By Makarand Gawade, Staff Writer
Every coin has two sides, and likewise, the U.S. corn based fuel ethanol industry has its supporters and opponents. I have worked in biofuel industry for over ten years and with the comprehensive experience, know-how, and knowledge in this space, I believe this is a sustainable clean energy and I am a proponent of the industry. This article is about the challenges the U.S. corn based ethanol industry is facing and whether this industry is geared up to overcome these challenges.
Food versus fuel: One of the important challenges U.S. fuel ethanol industry faces is the food versus fuel argument. Critics have argued that corn based biofuel can’t provide substantial amount of energy for transportation without starving the poor. This argument has started since the inception of the corn based fuel ethanol industry in the U.S. and has created negative sentiments among consumers and investors. Furthermore, critics argued that farmers are replacing food crops with corn ethanol crops. I would like to demystify these myths. Firstly, it is critical to understand that only field corn is used to produce ethanol and feed livestock; sweet corn consumed by humans is not used for ethanol production. Secondly, average corn yield per acre has more than doubled in the last four decades, from 72.4 bushels per acre in 1970 to 168 bushels per acre in 2014. If we look closely at the past U.S. corn production and demand streams, it is very apparent that every bushel of corn that was converted into fuel ethanol came from excess production due an increase in productivity and not by “diverting” corn to produce ethanol. To sum, I would argue that the impact of corn ethanol on grain and food supplies is marginal and it is clear from numerous researches and findings that ethanol is not the primary driver of food prices.
Viability of Cellulosic (second generation feed-stock) ethanol: Second generation feed-stocks are not a food crop; it is biomass that is considered waste. Some of the examples are corn stalk, grass, paper pulp, and waste vegetable oil. However, this next generation biofuels space faces significant investment, production, and technological challenges. Converting biomass into biofuels continues to be an intricate process and has a high operating cost. Thus, the biomass conversion process essentially needs to become more efficient and cost effective to increase the commercial appeal of second generation ethanol. However, experts remain optimistic with the encouraging development in research and development, government incentives, and investments in this space, and predict that five billion gallons of second generation ethanol could hit the market in the next five years.

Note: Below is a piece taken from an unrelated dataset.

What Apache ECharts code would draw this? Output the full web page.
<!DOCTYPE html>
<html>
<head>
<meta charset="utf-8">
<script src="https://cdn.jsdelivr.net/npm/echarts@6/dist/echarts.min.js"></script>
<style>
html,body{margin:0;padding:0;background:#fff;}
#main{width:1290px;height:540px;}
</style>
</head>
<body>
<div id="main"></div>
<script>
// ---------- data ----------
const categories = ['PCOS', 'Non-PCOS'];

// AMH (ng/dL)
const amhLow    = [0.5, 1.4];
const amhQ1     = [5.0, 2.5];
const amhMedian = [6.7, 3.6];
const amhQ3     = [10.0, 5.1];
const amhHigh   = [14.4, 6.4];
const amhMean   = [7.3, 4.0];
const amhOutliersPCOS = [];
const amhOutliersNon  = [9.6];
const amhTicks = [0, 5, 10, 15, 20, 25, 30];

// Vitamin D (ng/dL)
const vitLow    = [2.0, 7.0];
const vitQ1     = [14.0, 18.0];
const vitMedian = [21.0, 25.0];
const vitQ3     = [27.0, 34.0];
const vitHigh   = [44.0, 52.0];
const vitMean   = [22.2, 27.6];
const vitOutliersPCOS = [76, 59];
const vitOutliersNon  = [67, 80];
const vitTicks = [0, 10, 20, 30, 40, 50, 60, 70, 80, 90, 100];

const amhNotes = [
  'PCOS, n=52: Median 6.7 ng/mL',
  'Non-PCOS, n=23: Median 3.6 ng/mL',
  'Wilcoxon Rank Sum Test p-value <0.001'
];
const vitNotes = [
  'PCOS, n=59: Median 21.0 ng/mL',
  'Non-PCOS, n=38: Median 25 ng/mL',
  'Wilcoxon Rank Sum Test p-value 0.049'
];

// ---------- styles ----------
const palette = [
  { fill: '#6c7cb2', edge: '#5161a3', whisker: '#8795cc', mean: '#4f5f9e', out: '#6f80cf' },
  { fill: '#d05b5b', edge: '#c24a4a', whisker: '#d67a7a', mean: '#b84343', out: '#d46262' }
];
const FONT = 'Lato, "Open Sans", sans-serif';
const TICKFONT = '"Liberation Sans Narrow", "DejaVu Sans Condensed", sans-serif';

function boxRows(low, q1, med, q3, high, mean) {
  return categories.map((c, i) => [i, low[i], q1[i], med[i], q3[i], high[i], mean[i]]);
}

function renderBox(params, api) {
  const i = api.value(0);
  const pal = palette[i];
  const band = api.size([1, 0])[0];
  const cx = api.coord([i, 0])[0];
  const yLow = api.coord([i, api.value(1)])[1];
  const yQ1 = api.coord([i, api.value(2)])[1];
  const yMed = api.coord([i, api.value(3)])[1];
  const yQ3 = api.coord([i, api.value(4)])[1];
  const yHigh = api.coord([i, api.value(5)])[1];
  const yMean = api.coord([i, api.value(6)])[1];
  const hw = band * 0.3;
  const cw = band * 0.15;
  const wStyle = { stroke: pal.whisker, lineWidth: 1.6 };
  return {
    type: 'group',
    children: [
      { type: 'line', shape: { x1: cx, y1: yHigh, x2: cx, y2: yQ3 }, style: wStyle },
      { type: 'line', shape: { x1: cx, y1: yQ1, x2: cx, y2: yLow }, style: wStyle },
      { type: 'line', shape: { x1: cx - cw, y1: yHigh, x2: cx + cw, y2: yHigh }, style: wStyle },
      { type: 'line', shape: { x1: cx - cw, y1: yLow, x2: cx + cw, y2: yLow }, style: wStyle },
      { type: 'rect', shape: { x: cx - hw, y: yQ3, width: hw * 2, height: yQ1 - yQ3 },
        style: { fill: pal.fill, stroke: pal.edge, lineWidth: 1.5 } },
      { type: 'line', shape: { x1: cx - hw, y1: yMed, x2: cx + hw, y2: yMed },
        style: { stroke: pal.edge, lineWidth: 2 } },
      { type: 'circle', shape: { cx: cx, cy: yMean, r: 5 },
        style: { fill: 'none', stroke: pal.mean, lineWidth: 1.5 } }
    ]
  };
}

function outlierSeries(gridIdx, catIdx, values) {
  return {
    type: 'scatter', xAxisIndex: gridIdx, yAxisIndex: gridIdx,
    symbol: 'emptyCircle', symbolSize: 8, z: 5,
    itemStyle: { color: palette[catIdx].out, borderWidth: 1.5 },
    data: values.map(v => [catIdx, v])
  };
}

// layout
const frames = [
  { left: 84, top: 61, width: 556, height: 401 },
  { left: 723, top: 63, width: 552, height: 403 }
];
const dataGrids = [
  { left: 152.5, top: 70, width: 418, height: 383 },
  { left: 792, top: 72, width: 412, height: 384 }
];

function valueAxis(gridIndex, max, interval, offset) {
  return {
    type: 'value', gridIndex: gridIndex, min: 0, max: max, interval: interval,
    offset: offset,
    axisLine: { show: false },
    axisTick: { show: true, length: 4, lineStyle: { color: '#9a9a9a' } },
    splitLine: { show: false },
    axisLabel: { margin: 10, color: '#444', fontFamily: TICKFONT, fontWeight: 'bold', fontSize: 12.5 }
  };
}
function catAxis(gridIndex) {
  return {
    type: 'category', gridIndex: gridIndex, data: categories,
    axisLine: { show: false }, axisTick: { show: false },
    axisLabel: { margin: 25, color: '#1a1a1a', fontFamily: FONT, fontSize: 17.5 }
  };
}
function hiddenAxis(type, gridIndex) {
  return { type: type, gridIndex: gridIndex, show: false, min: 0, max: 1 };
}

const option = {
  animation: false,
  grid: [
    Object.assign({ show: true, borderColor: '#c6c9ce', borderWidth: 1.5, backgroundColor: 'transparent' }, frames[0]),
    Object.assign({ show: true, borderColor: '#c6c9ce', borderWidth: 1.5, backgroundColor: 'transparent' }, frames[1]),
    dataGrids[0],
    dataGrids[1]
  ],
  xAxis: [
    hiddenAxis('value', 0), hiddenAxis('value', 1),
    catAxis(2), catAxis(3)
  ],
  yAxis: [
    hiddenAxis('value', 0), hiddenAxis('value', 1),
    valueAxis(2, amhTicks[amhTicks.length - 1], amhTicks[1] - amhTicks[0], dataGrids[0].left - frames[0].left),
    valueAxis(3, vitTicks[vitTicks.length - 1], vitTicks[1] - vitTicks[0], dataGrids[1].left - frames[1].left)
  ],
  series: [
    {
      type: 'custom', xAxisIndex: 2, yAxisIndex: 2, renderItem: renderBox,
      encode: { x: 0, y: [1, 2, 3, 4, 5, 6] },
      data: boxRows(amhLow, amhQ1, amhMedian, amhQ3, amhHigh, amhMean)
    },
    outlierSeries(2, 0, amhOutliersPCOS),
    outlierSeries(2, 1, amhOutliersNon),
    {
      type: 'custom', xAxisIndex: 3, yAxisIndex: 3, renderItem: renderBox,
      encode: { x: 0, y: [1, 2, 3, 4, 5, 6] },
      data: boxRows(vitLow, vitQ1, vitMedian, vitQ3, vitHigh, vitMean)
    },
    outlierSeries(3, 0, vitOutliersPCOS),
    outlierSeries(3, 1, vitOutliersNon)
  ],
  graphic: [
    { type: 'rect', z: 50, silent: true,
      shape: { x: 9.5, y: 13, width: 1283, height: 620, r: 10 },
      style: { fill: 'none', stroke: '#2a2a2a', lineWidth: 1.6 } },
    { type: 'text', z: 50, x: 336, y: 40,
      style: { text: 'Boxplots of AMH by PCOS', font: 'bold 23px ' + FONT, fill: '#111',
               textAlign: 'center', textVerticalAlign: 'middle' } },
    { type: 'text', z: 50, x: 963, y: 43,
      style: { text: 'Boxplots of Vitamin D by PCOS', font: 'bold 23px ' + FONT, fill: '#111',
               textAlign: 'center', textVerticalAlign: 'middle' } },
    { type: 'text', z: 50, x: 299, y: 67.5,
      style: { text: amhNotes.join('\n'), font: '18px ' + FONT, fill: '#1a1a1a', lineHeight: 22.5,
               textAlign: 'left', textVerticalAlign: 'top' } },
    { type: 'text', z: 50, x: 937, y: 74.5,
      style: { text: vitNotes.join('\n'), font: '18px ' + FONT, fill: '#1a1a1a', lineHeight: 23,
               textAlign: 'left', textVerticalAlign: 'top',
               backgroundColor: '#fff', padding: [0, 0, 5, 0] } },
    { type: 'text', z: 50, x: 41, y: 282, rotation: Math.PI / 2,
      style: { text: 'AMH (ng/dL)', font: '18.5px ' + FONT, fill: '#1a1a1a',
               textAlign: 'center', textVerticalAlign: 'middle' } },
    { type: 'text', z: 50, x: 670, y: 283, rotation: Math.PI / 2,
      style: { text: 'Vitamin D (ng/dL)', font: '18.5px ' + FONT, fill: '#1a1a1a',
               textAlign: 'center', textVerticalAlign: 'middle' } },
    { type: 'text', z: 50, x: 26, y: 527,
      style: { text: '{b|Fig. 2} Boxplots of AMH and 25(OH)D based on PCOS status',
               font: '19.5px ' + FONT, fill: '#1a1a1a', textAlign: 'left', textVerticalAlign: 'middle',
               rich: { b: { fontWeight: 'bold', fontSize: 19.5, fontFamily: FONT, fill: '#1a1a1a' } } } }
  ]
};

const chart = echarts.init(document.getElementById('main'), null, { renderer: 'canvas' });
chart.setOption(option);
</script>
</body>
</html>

Global crude oil prices: U.S. Ethanol producers are battling with the drop in revenues and profits with the tumbling crude oil prices. The recent dip in the crude oil prices pushed down ethanol prices to a historic low in U.S. Furthermore, ethanol producers are also facing a recent jump in the price of corn. These circumstances are forcing some ethanol makers to scale down production in 2015. However, analysts predict a steady ethanol demand and argue that this phase is temporary and ethanol industry will overcome this challenge as it did in 2008 with the historic high corn prices.
Blend Wall (E10): The “blend wall” is the maximum quantity of ethanol that can be blended into each gallon of motor fuel each year given legal or practical constraints. Current blend wall in the U.S is E10 that means only 10% of ethanol can be blended with gasoline. To increase the blend wall, oil companies and their downstream partners have to make significant investment in terminals and in the retail infrastructure which is needed to distribute higher level of blends above E10. U.S environmental protection agency (EPA) determined a cost of six cents per gallon of ethanol to modernize the existing infrastructure to handle higher blends up to E85. However, no significant investment towards modernizing the existing facilities in order to handle higher blends of ethanol took place.
Another barrier is the additional price customer needs to bear to run a flex-fuel car on higher ethanol blend. Although ethanol is cheaper by the gallon than regular gasoline, ethanol has about one-third less energy than an equal volume of gasoline. Thus, higher the ethanol blend with gasoline lower would be the mileage for a car. I look at this argument from the sustainability and clean energy perspective. I feel it is still worth to incur the additional cost for higher ethanol blend because ethanol is renewable, it can reduce dependence on foreign oil, and it burns cleaner than gasoline.
In sum, I believe this industry is interestingly poised. There are some setbacks such as higher corn prices, low crude oil prices, and blend wall. At the same time, several encouraging dimensions such as higher corn yields, highly efficient plants, growing market for by-products, and second generation fuel ethanol are facilitating this industry to thrive and grow.